L´Union musulmane du Togo, mal partie dès sa création pour être une organisation vraiment autonome, avait continué surtout sous Gnassingbé Éyadéma à se comporter comme une aile marchante du parti au pouvoir. Comme on le voit, les dirigeants successifs à la tête de l´UMT n´ont jamais eu le courage de s´émanciper du pouvoir politique pour exister et agir en toute indépendance. La même allégeance, pour ne pas dire le même soutien, au pouvoir sous Faure Gnassingbé continue de plus belle, de telle sorte qu´il serait aujourd´hui difficile de distinguer l´organisation religieuse qu´est l´Union musulmane des autres institutions fantoches du RPT-UNIR. L´UMT est pratiquement inféodée au pouvoir togolais. C´est pourquoi il est impossible à ses dirigeants de prendre position pour défendre les populations contre les effets néfastes de la gouvernance inhumaine du régime de dictature qui régente aux destinées du Togo. Et c´est de la pure hypocrisie d´affirmer que la religion est apolitique, surtout que les premiers responsables de l´Union musulmane du Togo sont connus pour être des fidèles affidés du pouvoir politique de notre pays.

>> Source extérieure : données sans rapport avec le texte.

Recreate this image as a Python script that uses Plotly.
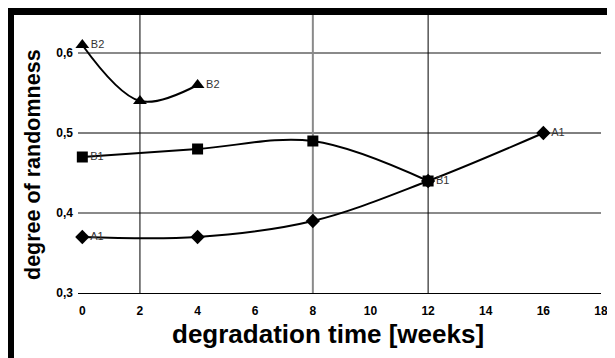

Même ici en Allemagne l´église prend de temps en temps position contre certaines décisions politiques qui désavantageraient sur le plan social les minorités, comme les retraités, les handicapés, les demandeurs d´asile ou les immigrés en général. Le bien-être du citoyen doit être au centre de la mission de l´évèque, du prêtre ou de l´imam dans notre société. Cette mission devrait être encore plus importante dans une société où règne le pouvoir de dictature, donc l´arbitraire, comme au Togo. Les responsables de l´union musulmane devraient faire preuve de courage et se débarrasser de la soif du gain facile, pour enfin se libérer de cette chape de plomb politique qui les empêche d´accomplir le travail qui devrait être vraiment le leur au profit des populations. L´église catholique leur donne depuis des décennies un bon exemple sur ce plan.